Skip the pictures and extract all of the lines exactly as written.
+ + + + +
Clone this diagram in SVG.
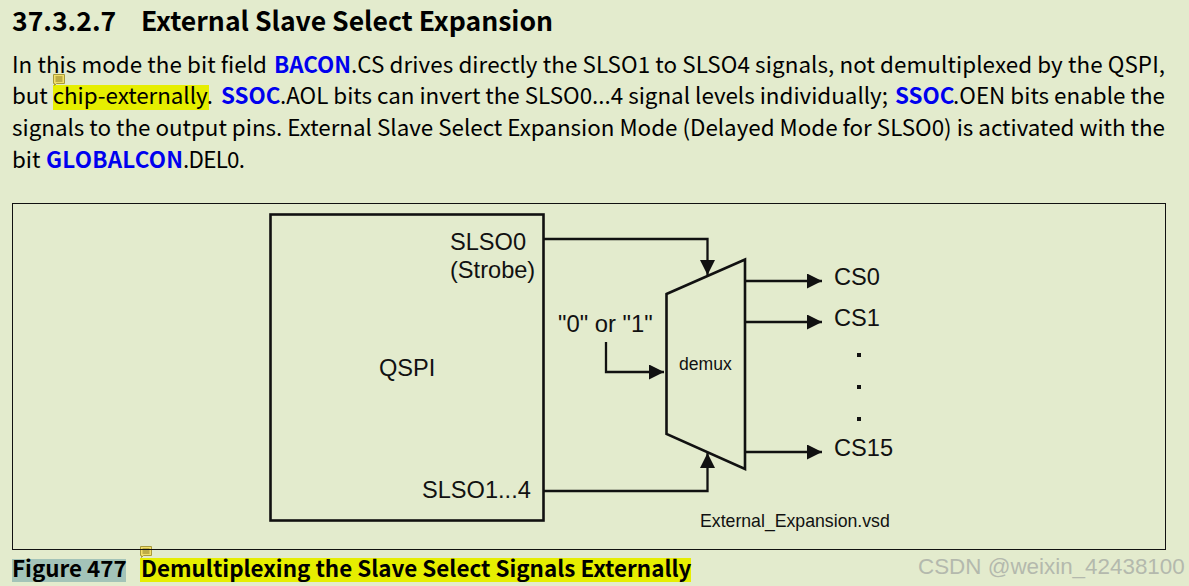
<svg xmlns="http://www.w3.org/2000/svg" width="1189" height="586" viewBox="0 0 1189 586">
<style>
.doc{font-family:"Noto Sans CJK SC","Noto Sans",sans-serif;fill:#000}
.body{font-size:22.400px}
.b{font-weight:700}
.link{font-weight:700;fill:#0000ee}
.fig{font-family:"Liberation Sans",Arial,sans-serif;fill:#111}
.big{font-size:23.600px}
.ln{fill:none;stroke:#111;stroke-width:2.300}
.thick{fill:none;stroke:#111;stroke-width:2.600}
.note{fill:#f2e06a;stroke:#a89a3a;stroke-width:1}
.noteline{stroke:#8a7a20;stroke-width:1}
</style>
<defs>
<marker id="ah" markerUnits="userSpaceOnUse" markerWidth="15" markerHeight="15" refX="15" refY="7.500" orient="auto"><path d="M0 0L15 7.500L0 15Z" fill="#111"/></marker>
</defs>
<rect width="1189" height="586" fill="#e3ebcd"/>
<rect x="53" y="85" width="156" height="25" fill="#e6ee00"/>
<rect x="12" y="559" width="114" height="23" fill="#a3c3b8"/>
<rect x="140" y="558" width="551" height="24" fill="#e6ee00"/>
<g id="heading"><text class="doc b" x="12" y="31" font-size="26.550">37.3.2.7</text><text class="doc b" x="141" y="31" font-size="26.550">External Slave Select Expansion</text></g>
<g id="paragraph">
<text class="doc body" x="12" y="73"><tspan x="12" textLength="255">In this mode the bit field</tspan> <tspan class="link" x="274" textLength="77">BACON</tspan><tspan x="351" textLength="814">.CS drives directly the SLSO1 to SLSO4 signals, not demultiplexed by the QSPI,</tspan></text>
<text class="doc body" x="12" y="104"><tspan x="12" textLength="201">but chip-externally.</tspan> <tspan class="link" x="221">SSOC</tspan><tspan x="280" textLength="608">.AOL bits can invert the SLSO0...4 signal levels individually;</tspan> <tspan class="link" x="895">SSOC</tspan><tspan x="953" textLength="212">.OEN bits enable the</tspan></text>
<text class="doc body" x="12" y="136" textLength="1153">signals to the output pins. External Slave Select Expansion Mode (Delayed Mode for SLSO0) is activated with the</text>
<text class="doc body" x="12" y="168">bit <tspan class="link" x="46" textLength="137">GLOBALCON</tspan><tspan x="183" textLength="62">.DEL0.</tspan></text>
</g>
<g id="comment-1"><path class="note" d="M53.500 74.500H64.500V83.500H56.500L54.500 85.500V83.500H53.500Z"/><path class="noteline" d="M55.500 77H62.500M55.500 79H62.500M55.500 81H62.500"/></g>
<g id="comment-2"><path class="note" d="M140.500 546.500H151.500V555.500H143.500L141.500 557.500V555.500H140.500Z"/><path class="noteline" d="M142.500 549H149.500M142.500 551H149.500M142.500 553H149.500"/></g>
<rect x="12.500" y="203.500" width="1153" height="346" fill="none" stroke="#111" stroke-width="1"/>
<g id="connectors">
<path class="ln" d="M544 239H707.500V275" marker-end="url(#ah)"/>
<path class="ln" d="M544 491H707.500V453" marker-end="url(#ah)"/>
<path class="ln" d="M606 342V372H664" marker-end="url(#ah)"/>
<path class="ln" d="M745 281H822" marker-end="url(#ah)"/>
<path class="ln" d="M745 322H822" marker-end="url(#ah)"/>
<path class="ln" d="M745 452H822" marker-end="url(#ah)"/>
</g>
<g id="qspi">
<rect class="thick" x="270.500" y="214.500" width="273" height="306"/>
<text class="fig big" x="379" y="376">QSPI</text>
<text class="fig big" x="450" y="250">SLSO0</text>
<text class="fig big" x="450" y="278">(Strobe)</text>
<text class="fig big" x="422" y="498">SLSO1...4</text>
</g>
<g id="demux">
<path class="thick" d="M666.500 294L745 259.500V469L666.500 434Z"/>
<text class="fig" x="679" y="370" font-size="17.600">demux</text>
</g>
<g id="labels">
<text class="fig" x="558" y="332" font-size="23.800">"0" or "1"</text>
<text class="fig big" x="834" y="285">CS0</text>
<text class="fig big" x="834" y="326">CS1</text>
<text class="fig big" x="834" y="456">CS15</text>
<rect x="857" y="353" width="4" height="4" fill="#111"/>
<rect x="857" y="385" width="4" height="4" fill="#111"/>
<rect x="857" y="417" width="4" height="4" fill="#111"/>
<text class="fig" x="700" y="527" font-size="17.700">External_Expansion.vsd</text>
</g>
<g id="caption"><text class="doc b" x="12" y="577" font-size="22.400">Figure 477</text><text class="doc b" x="141" y="577" font-size="22.400">Demultiplexing the Slave Select Signals Externally</text></g>
<text x="918" y="574" font-family="'Liberation Sans',Arial,sans-serif" font-size="22.400" fill="#b4b9ad">CSDN @weixin_42438100</text>
</svg>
+ + + + +
SOLUTION BELOW:
Clone this diagram in SVG.
<svg xmlns="http://www.w3.org/2000/svg" width="1189" height="586" viewBox="0 0 1189 586">
<style>
.doc{font-family:"Noto Sans CJK SC","Noto Sans",sans-serif;fill:#000}
.body{font-size:22.400px}
.b{font-weight:700}
.link{font-weight:700;fill:#0000ee}
.fig{font-family:"Liberation Sans",Arial,sans-serif;fill:#111}
.big{font-size:23.600px}
.ln{fill:none;stroke:#111;stroke-width:2.300}
.thick{fill:none;stroke:#111;stroke-width:2.600}
.note{fill:#f2e06a;stroke:#a89a3a;stroke-width:1}
.noteline{stroke:#8a7a20;stroke-width:1}
</style>
<defs>
<marker id="ah" markerUnits="userSpaceOnUse" markerWidth="15" markerHeight="15" refX="15" refY="7.500" orient="auto"><path d="M0 0L15 7.500L0 15Z" fill="#111"/></marker>
</defs>
<rect width="1189" height="586" fill="#e3ebcd"/>
<rect x="53" y="85" width="156" height="25" fill="#e6ee00"/>
<rect x="12" y="559" width="114" height="23" fill="#a3c3b8"/>
<rect x="140" y="558" width="551" height="24" fill="#e6ee00"/>
<g id="heading"><text class="doc b" x="12" y="31" font-size="26.550">37.3.2.7</text><text class="doc b" x="141" y="31" font-size="26.550">External Slave Select Expansion</text></g>
<g id="paragraph">
<text class="doc body" x="12" y="73"><tspan x="12" textLength="255">In this mode the bit field</tspan> <tspan class="link" x="274" textLength="77">BACON</tspan><tspan x="351" textLength="814">.CS drives directly the SLSO1 to SLSO4 signals, not demultiplexed by the QSPI,</tspan></text>
<text class="doc body" x="12" y="104"><tspan x="12" textLength="201">but chip-externally.</tspan> <tspan class="link" x="221">SSOC</tspan><tspan x="280" textLength="608">.AOL bits can invert the SLSO0...4 signal levels individually;</tspan> <tspan class="link" x="895">SSOC</tspan><tspan x="953" textLength="212">.OEN bits enable the</tspan></text>
<text class="doc body" x="12" y="136" textLength="1153">signals to the output pins. External Slave Select Expansion Mode (Delayed Mode for SLSO0) is activated with the</text>
<text class="doc body" x="12" y="168">bit <tspan class="link" x="46" textLength="137">GLOBALCON</tspan><tspan x="183" textLength="62">.DEL0.</tspan></text>
</g>
<g id="comment-1"><path class="note" d="M53.500 74.500H64.500V83.500H56.500L54.500 85.500V83.500H53.500Z"/><path class="noteline" d="M55.500 77H62.500M55.500 79H62.500M55.500 81H62.500"/></g>
<g id="comment-2"><path class="note" d="M140.500 546.500H151.500V555.500H143.500L141.500 557.500V555.500H140.500Z"/><path class="noteline" d="M142.500 549H149.500M142.500 551H149.500M142.500 553H149.500"/></g>
<rect x="12.500" y="203.500" width="1153" height="346" fill="none" stroke="#111" stroke-width="1"/>
<g id="connectors">
<path class="ln" d="M544 239H707.500V275" marker-end="url(#ah)"/>
<path class="ln" d="M544 491H707.500V453" marker-end="url(#ah)"/>
<path class="ln" d="M606 342V372H664" marker-end="url(#ah)"/>
<path class="ln" d="M745 281H822" marker-end="url(#ah)"/>
<path class="ln" d="M745 322H822" marker-end="url(#ah)"/>
<path class="ln" d="M745 452H822" marker-end="url(#ah)"/>
</g>
<g id="qspi">
<rect class="thick" x="270.500" y="214.500" width="273" height="306"/>
<text class="fig big" x="379" y="376">QSPI</text>
<text class="fig big" x="450" y="250">SLSO0</text>
<text class="fig big" x="450" y="278">(Strobe)</text>
<text class="fig big" x="422" y="498">SLSO1...4</text>
</g>
<g id="demux">
<path class="thick" d="M666.500 294L745 259.500V469L666.500 434Z"/>
<text class="fig" x="679" y="370" font-size="17.600">demux</text>
</g>
<g id="labels">
<text class="fig" x="558" y="332" font-size="23.800">"0" or "1"</text>
<text class="fig big" x="834" y="285">CS0</text>
<text class="fig big" x="834" y="326">CS1</text>
<text class="fig big" x="834" y="456">CS15</text>
<rect x="857" y="353" width="4" height="4" fill="#111"/>
<rect x="857" y="385" width="4" height="4" fill="#111"/>
<rect x="857" y="417" width="4" height="4" fill="#111"/>
<text class="fig" x="700" y="527" font-size="17.700">External_Expansion.vsd</text>
</g>
<g id="caption"><text class="doc b" x="12" y="577" font-size="22.400">Figure 477</text><text class="doc b" x="141" y="577" font-size="22.400">Demultiplexing the Slave Select Signals Externally</text></g>
<text x="918" y="574" font-family="'Liberation Sans',Arial,sans-serif" font-size="22.400" fill="#b4b9ad">CSDN @weixin_42438100</text>
</svg>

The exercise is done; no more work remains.